Letters from parents of such children in various parts of the country led to the creation of a support group of 55 families that kept in touch with one another, largely by mail, but also by phone and even some personal visits between parents in different states. It also led to two books, the most recent of which -- The Einstein Syndrome -- included research by Professor Stephen Camarata, a speech pathologist at the Vanderbilt University Medical Center and himself a late-talker.
Professor Camarata has his own support group of more than 600 families of late-talking children, spread across the United States and extending overseas. He is spearheading research on children with extraordinary abilities who nevertheless may not speak a complete sentence until they are three or four years old -- or older.
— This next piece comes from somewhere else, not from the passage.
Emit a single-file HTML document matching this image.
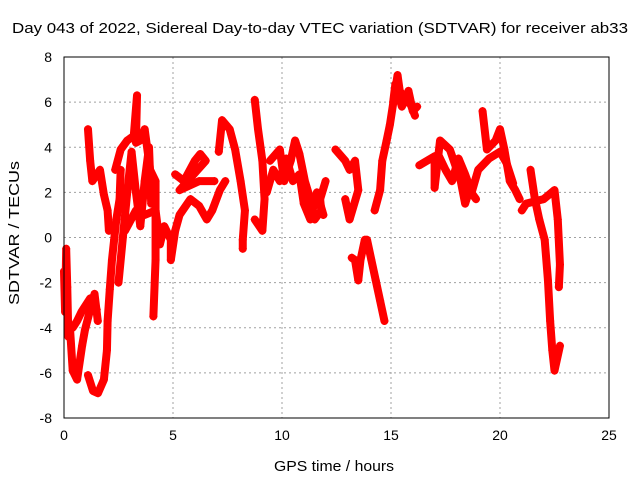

Albert Einstein was the most famous such person but there have been many others. One of the most remarkable late-talkers was a boy in India, born into a poor family named Ramanujan during the era of British rule there. He somehow came into possession of a book on mathematics, written by a leading British mathematician.
Young Ramanujan went through the book and taught himself mathematics. Then he went on to derive further mathematical implications on his own. Eventually, his work was recognized at Cambridge University and he was brought to England, where he was elected a Fellow of the Royal Society.
Music is another area in which some late-talking children have been remarkable. Famed nineteenth-century pianist Clara Schumann and famed twentieth-century pianist Arthur Rubinstein were both late-talking child prodigies.
Not all the children with what we call the Einstein syndrome become famous, of course. But whatever their levels of achievement or prominence, they have tended to have a pattern that includes remarkable abilities in what a professor at UCLA's Neuropsychiatric Institute called "the three M's -- music, math, and memory."
The children in both my group and Professor Camarata's group tend to excel in mastering logic-based systems, whether mathematics, chess, pianos, or computers. More than four-fifths of these children are boys but the few girls among them share the same over-all pattern.